I remember films like Shaggy DA and Cat from Outer Space. Our furry friends taking on lead roles and voiced by great talent. No CGI in sight. Just good ol’ direction, acting and dialogue as well as awesome animal trainers. Now, nobody gives a damn. Just use CGI and make the film look like a bad cartoon.
In Nine Lives – the movie has nothing to do with nine lives by the way – a billionaire tycoon called Tom Brand (Kevin Spacey) is too busy making the tallest building in the northern hemisphere to take care of his wife (Jennifer Garner) and daughter (Malina Weissman).

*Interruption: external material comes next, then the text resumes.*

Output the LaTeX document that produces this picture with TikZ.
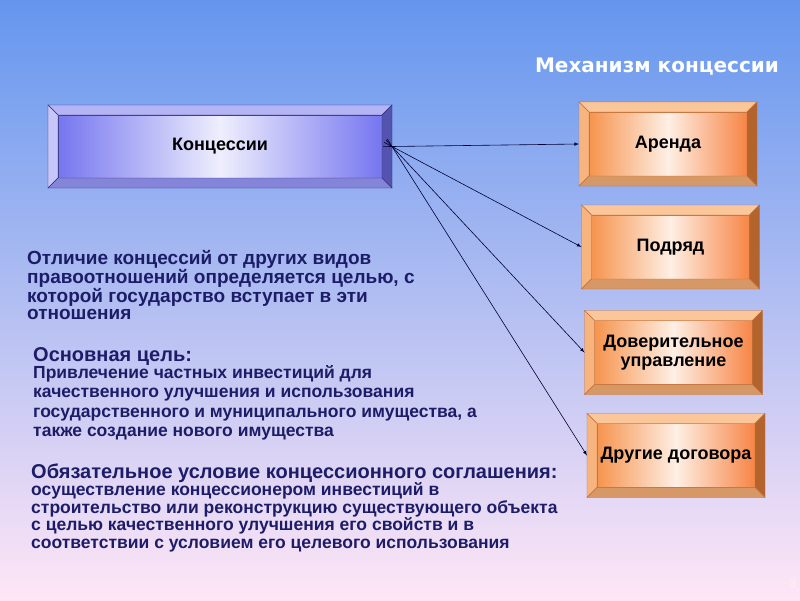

He finally tries to be a good parent by buying his young one a cat for her birthday but a mystical cat-shop owner (Christopher Walken) quickly sums up what a bad dad he is and orchestrates a soul transfer. Tom’s body is in a coma but he’s in the cat!
Used to be a time when those funny kitty videos on YouTube entertained us while we were busy doing nothing in office since our colleagues were wasting time, thereby keeping us waiting till late even though we had finished our work. But Nine Lives isn’t a funny cat video. It’s a terrible, awful catastrophe of a film. The cat’s antics are hardly funny. The fact that Tom had neglected his family isn’t properly set up. Everything seems fine at the Brand household. In fact, the smiling Malina Weissman as his daughter looks a picture of health and happiness.
And then, when it comes time for the cat to comfort the family so his soul can go back to his body, even then there’s barely any emotion or heart in it. It’s all just a series of CGI gags and slapstick nonsense. Kevin Spacey barely has screen time and even his voice talent is underutilised with the filmmakers choosing to let the cat ‘meow’ and ‘purr’ through whole scenes in the film.
Robbie Amell as Tom’s son from his first wife manages to show some sign that the movie has real actors in it. Even Weissman does a decent job. The cat however, is an abomination of CGI, thoroughly inexcusable in this day and age of cutting-edge technology. Clearly a case of very little money and poor script writing.